▼

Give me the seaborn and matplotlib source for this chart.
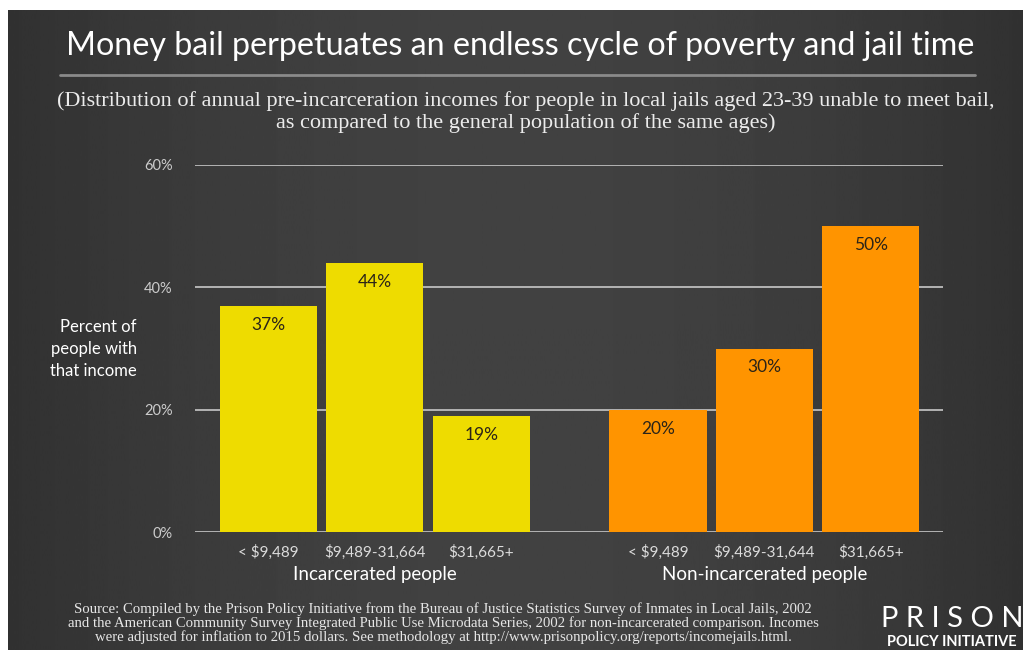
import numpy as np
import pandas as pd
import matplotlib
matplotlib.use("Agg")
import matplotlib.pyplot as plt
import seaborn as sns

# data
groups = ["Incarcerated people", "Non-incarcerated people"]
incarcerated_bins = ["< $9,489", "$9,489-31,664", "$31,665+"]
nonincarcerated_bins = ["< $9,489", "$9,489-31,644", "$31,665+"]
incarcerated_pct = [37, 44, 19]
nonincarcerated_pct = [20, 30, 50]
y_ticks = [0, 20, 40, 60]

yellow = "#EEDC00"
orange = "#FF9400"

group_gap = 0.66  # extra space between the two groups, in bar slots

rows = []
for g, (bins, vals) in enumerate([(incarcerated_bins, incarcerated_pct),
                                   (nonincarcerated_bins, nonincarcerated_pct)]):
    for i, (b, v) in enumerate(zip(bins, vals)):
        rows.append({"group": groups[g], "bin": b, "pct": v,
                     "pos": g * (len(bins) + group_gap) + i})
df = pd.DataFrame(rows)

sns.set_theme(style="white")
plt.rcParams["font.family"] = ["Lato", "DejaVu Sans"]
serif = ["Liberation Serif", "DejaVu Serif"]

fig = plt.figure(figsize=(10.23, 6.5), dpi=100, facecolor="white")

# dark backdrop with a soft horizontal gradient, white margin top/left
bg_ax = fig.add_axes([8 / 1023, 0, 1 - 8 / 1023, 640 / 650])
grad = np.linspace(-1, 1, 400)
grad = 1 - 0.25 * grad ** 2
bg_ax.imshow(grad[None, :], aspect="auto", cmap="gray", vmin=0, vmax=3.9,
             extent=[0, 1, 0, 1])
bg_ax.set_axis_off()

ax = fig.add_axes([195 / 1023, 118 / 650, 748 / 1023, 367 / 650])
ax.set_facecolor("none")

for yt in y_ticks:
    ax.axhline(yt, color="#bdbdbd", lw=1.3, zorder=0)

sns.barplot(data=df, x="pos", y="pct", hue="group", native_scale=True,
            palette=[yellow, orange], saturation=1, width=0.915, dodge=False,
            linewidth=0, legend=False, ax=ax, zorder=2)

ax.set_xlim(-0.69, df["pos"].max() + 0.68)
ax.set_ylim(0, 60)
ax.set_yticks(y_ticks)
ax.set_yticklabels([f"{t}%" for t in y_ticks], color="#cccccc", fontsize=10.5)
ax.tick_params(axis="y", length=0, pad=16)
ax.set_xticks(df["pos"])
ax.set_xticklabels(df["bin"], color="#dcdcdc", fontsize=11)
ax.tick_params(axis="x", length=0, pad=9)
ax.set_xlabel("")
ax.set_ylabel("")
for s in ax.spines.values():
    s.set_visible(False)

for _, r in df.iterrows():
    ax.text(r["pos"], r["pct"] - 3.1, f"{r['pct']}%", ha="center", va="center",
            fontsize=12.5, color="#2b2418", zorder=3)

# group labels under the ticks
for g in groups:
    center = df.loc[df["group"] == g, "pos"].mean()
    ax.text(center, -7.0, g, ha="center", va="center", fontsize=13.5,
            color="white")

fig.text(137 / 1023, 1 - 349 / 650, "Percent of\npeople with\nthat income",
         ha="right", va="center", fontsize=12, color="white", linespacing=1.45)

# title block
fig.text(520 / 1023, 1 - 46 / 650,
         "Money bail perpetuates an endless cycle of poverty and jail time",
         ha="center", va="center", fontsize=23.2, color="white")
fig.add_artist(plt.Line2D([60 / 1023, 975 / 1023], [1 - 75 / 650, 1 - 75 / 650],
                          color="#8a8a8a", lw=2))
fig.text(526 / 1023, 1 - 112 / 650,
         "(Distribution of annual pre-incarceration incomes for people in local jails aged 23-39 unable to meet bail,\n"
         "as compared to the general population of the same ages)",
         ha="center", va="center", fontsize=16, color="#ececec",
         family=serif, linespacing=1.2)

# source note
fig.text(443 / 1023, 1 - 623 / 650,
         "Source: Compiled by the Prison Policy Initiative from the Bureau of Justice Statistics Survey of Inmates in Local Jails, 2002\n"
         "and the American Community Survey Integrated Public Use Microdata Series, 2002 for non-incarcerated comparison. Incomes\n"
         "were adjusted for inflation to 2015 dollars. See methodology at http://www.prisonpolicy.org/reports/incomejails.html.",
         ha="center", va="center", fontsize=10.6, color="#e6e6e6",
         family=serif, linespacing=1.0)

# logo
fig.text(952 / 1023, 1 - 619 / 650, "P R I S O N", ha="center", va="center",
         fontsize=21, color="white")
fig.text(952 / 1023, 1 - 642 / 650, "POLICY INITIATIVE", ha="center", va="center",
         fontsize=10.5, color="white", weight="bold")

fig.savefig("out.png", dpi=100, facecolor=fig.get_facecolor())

▲
▼

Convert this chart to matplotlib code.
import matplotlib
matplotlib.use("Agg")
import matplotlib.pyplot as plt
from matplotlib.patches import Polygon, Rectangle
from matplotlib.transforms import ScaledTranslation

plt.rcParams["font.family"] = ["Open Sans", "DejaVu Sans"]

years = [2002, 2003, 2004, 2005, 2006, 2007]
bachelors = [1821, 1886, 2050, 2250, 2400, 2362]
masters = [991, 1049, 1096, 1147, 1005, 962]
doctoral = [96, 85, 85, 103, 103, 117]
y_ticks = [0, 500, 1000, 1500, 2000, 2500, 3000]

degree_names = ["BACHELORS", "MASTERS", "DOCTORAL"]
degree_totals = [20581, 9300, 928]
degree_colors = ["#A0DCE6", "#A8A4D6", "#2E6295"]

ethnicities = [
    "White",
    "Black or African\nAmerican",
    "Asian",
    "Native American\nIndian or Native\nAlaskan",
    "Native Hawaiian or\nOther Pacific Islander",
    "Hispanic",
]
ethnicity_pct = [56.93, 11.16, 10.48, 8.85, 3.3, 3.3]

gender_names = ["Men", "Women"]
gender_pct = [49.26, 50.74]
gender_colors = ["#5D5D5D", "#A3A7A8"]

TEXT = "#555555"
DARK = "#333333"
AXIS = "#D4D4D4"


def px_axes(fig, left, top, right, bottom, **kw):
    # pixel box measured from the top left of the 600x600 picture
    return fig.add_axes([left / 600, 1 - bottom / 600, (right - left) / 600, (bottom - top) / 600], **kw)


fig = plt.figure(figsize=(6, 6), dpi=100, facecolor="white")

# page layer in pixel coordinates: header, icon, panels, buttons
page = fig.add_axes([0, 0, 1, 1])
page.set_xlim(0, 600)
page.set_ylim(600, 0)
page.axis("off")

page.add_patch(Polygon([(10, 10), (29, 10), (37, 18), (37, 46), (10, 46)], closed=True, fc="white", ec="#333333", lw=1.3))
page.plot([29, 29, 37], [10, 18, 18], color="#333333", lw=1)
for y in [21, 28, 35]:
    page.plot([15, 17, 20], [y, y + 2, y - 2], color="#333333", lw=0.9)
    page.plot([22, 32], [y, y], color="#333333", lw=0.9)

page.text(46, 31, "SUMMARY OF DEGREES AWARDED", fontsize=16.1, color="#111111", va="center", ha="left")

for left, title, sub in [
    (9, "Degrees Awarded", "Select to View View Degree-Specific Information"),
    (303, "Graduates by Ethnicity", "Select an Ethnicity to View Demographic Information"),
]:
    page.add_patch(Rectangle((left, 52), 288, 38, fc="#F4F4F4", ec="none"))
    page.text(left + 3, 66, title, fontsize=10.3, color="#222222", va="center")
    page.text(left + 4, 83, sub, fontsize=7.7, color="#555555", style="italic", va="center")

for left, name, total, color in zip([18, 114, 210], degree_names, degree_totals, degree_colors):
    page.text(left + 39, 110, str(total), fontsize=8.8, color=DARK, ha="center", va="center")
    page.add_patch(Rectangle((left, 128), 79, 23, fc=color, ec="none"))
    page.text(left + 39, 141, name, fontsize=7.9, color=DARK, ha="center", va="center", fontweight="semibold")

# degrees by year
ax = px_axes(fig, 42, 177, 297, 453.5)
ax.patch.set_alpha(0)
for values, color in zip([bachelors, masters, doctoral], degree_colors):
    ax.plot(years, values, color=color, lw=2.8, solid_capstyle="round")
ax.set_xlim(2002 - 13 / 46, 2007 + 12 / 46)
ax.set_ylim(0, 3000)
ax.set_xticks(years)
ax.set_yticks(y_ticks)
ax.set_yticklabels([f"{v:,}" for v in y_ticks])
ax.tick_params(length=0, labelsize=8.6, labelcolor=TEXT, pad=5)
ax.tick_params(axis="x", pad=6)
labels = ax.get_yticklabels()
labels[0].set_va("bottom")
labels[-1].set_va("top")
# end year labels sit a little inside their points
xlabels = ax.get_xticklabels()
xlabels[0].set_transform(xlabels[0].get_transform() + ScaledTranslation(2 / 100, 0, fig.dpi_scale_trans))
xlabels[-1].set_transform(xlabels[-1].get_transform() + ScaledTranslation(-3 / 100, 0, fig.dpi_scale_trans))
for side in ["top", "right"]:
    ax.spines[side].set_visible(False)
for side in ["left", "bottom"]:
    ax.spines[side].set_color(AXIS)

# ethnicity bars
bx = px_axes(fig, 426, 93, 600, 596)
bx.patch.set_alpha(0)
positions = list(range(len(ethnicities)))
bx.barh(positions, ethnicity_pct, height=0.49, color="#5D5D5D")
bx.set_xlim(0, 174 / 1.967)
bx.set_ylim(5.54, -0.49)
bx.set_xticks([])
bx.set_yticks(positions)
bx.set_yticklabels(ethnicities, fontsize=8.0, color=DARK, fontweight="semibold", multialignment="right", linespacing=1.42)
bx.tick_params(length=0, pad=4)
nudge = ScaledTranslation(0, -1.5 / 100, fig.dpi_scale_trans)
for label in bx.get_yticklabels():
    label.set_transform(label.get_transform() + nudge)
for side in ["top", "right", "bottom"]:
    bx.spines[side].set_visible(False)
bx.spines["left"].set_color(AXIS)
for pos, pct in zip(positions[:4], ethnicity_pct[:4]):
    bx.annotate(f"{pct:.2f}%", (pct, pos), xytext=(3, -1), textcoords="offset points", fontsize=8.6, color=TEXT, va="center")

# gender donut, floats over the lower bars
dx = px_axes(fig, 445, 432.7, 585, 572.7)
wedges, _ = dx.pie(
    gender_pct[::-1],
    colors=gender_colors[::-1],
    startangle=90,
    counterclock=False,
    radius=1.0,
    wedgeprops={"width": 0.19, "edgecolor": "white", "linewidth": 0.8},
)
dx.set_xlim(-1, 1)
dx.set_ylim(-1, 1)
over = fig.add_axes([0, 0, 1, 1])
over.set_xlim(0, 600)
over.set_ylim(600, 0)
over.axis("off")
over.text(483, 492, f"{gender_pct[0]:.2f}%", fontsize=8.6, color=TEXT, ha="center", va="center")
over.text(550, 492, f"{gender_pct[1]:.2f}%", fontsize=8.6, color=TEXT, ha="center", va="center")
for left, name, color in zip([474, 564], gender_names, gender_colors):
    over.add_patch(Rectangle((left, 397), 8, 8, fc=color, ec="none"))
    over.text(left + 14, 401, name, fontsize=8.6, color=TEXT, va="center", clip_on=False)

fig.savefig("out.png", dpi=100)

▲
▼

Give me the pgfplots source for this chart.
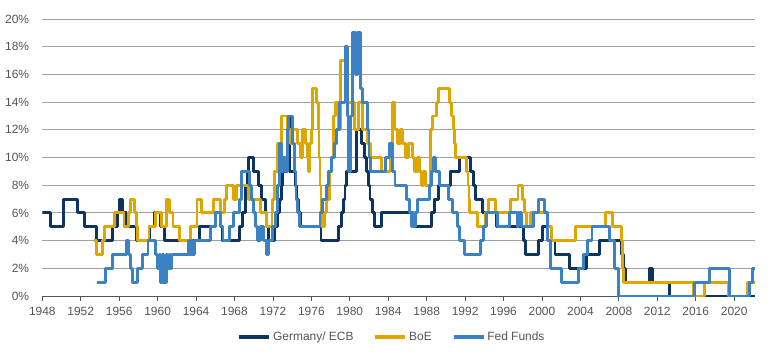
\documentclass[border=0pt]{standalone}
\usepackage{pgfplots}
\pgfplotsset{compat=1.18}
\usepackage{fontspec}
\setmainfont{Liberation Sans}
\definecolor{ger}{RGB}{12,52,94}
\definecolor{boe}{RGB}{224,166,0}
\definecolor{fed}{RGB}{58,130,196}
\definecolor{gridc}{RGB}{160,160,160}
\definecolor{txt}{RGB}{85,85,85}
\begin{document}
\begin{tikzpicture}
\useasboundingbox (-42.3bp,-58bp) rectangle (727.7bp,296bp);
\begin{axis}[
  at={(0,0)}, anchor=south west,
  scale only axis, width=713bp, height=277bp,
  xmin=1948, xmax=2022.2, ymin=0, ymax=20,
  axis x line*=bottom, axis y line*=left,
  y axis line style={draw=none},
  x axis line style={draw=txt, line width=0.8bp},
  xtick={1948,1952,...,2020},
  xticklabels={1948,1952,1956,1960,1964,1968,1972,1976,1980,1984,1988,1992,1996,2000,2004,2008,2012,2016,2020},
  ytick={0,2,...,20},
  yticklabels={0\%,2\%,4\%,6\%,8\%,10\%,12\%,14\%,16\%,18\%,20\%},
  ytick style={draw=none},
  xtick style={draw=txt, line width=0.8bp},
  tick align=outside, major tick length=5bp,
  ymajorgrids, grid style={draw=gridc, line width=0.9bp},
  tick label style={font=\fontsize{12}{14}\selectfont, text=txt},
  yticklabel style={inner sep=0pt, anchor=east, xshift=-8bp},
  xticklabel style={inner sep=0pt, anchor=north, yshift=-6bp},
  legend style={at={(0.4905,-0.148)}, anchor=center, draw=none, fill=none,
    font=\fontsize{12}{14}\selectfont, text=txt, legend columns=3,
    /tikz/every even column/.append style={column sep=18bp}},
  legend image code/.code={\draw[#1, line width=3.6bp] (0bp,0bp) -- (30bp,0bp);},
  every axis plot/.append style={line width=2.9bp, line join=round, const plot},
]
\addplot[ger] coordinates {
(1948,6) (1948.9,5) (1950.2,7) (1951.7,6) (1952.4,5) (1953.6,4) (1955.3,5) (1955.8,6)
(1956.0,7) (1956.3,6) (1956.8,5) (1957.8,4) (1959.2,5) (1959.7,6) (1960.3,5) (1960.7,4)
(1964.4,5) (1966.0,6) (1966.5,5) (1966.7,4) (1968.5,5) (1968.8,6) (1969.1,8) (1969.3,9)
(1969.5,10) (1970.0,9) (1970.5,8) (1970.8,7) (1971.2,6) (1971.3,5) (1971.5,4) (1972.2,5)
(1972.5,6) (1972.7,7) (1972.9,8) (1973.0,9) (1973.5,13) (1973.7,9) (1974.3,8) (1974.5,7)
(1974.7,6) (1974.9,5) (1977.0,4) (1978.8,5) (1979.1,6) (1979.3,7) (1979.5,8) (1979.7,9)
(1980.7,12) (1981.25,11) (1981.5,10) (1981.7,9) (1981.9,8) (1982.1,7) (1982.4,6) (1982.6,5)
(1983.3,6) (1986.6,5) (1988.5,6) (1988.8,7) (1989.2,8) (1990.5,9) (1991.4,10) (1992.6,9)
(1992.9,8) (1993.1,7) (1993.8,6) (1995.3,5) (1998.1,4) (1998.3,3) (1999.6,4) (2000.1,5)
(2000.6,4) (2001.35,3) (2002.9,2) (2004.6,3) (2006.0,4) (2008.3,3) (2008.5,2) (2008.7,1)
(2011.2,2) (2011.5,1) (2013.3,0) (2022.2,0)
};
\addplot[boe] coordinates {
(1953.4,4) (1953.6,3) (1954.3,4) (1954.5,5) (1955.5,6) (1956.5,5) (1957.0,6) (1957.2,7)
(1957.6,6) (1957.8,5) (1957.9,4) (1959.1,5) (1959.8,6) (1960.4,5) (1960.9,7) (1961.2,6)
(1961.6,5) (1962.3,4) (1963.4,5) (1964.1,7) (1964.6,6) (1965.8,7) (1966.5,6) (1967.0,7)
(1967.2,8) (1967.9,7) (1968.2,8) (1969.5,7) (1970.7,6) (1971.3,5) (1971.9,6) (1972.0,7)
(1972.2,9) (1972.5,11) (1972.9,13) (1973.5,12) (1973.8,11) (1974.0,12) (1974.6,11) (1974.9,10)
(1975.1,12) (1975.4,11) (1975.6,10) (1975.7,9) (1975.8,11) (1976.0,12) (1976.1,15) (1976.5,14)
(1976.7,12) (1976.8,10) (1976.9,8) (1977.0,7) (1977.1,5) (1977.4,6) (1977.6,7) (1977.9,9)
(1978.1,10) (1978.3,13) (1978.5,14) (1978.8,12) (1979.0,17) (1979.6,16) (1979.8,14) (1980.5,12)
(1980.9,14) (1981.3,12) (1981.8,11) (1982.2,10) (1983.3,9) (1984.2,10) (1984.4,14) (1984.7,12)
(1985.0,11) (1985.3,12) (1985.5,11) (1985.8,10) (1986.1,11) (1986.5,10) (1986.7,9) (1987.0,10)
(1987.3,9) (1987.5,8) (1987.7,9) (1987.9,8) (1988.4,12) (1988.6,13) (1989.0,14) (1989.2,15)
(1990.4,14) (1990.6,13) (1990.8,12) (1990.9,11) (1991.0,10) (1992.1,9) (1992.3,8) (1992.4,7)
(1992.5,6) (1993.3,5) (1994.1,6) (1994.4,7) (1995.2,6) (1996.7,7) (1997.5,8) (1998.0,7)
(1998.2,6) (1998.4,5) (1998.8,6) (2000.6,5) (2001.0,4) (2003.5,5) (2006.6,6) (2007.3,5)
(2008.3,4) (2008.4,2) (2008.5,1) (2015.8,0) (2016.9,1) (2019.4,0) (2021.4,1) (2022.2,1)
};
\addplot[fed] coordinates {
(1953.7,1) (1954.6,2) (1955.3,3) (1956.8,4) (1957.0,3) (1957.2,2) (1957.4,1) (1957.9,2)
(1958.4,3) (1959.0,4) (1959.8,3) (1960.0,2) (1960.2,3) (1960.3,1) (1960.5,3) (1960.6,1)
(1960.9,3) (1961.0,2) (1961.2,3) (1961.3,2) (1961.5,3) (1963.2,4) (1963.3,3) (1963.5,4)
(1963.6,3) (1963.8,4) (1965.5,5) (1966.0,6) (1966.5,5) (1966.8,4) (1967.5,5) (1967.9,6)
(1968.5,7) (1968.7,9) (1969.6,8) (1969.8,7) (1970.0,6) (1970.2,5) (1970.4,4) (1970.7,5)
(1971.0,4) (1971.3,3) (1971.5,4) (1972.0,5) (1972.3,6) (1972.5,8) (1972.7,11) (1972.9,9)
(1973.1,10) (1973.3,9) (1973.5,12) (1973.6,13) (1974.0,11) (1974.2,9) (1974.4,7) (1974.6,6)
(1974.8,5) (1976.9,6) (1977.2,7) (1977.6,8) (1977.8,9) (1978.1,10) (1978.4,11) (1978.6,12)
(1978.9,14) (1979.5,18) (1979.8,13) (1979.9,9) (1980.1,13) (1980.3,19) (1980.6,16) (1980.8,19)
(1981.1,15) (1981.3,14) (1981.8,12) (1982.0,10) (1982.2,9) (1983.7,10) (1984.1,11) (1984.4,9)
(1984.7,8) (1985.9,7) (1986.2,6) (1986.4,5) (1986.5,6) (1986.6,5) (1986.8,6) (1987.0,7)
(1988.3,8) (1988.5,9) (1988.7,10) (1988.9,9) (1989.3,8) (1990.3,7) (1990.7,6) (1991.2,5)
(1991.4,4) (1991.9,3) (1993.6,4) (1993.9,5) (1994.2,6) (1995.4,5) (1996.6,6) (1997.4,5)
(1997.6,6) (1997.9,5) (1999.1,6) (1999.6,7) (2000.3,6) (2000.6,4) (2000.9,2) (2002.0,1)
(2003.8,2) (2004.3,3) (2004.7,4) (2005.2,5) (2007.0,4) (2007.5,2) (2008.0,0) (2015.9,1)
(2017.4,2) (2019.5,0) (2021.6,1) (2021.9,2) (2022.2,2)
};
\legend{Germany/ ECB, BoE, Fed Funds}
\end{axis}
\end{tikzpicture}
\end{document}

▲

Repeat exactly the stretch of lines that opens with the line containing "Give me the seaborn" and closes with the line containing "linewidth=0, legend=False, ax=ax, zorder=2)". Leave the pictures out, and add nothing.

Give me the seaborn and matplotlib source for this chart.
import numpy as np
import pandas as pd
import matplotlib
matplotlib.use("Agg")
import matplotlib.pyplot as plt
import seaborn as sns

# data
groups = ["Incarcerated people", "Non-incarcerated people"]
incarcerated_bins = ["< $9,489", "$9,489-31,664", "$31,665+"]
nonincarcerated_bins = ["< $9,489", "$9,489-31,644", "$31,665+"]
incarcerated_pct = [37, 44, 19]
nonincarcerated_pct = [20, 30, 50]
y_ticks = [0, 20, 40, 60]

yellow = "#EEDC00"
orange = "#FF9400"

group_gap = 0.66  # extra space between the two groups, in bar slots

rows = []
for g, (bins, vals) in enumerate([(incarcerated_bins, incarcerated_pct),
                                   (nonincarcerated_bins, nonincarcerated_pct)]):
    for i, (b, v) in enumerate(zip(bins, vals)):
        rows.append({"group": groups[g], "bin": b, "pct": v,
                     "pos": g * (len(bins) + group_gap) + i})
df = pd.DataFrame(rows)

sns.set_theme(style="white")
plt.rcParams["font.family"] = ["Lato", "DejaVu Sans"]
serif = ["Liberation Serif", "DejaVu Serif"]

fig = plt.figure(figsize=(10.23, 6.5), dpi=100, facecolor="white")

# dark backdrop with a soft horizontal gradient, white margin top/left
bg_ax = fig.add_axes([8 / 1023, 0, 1 - 8 / 1023, 640 / 650])
grad = np.linspace(-1, 1, 400)
grad = 1 - 0.25 * grad ** 2
bg_ax.imshow(grad[None, :], aspect="auto", cmap="gray", vmin=0, vmax=3.9,
             extent=[0, 1, 0, 1])
bg_ax.set_axis_off()

ax = fig.add_axes([195 / 1023, 118 / 650, 748 / 1023, 367 / 650])
ax.set_facecolor("none")

for yt in y_ticks:
    ax.axhline(yt, color="#bdbdbd", lw=1.3, zorder=0)

sns.barplot(data=df, x="pos", y="pct", hue="group", native_scale=True,
            palette=[yellow, orange], saturation=1, width=0.915, dodge=False,
            linewidth=0, legend=False, ax=ax, zorder=2)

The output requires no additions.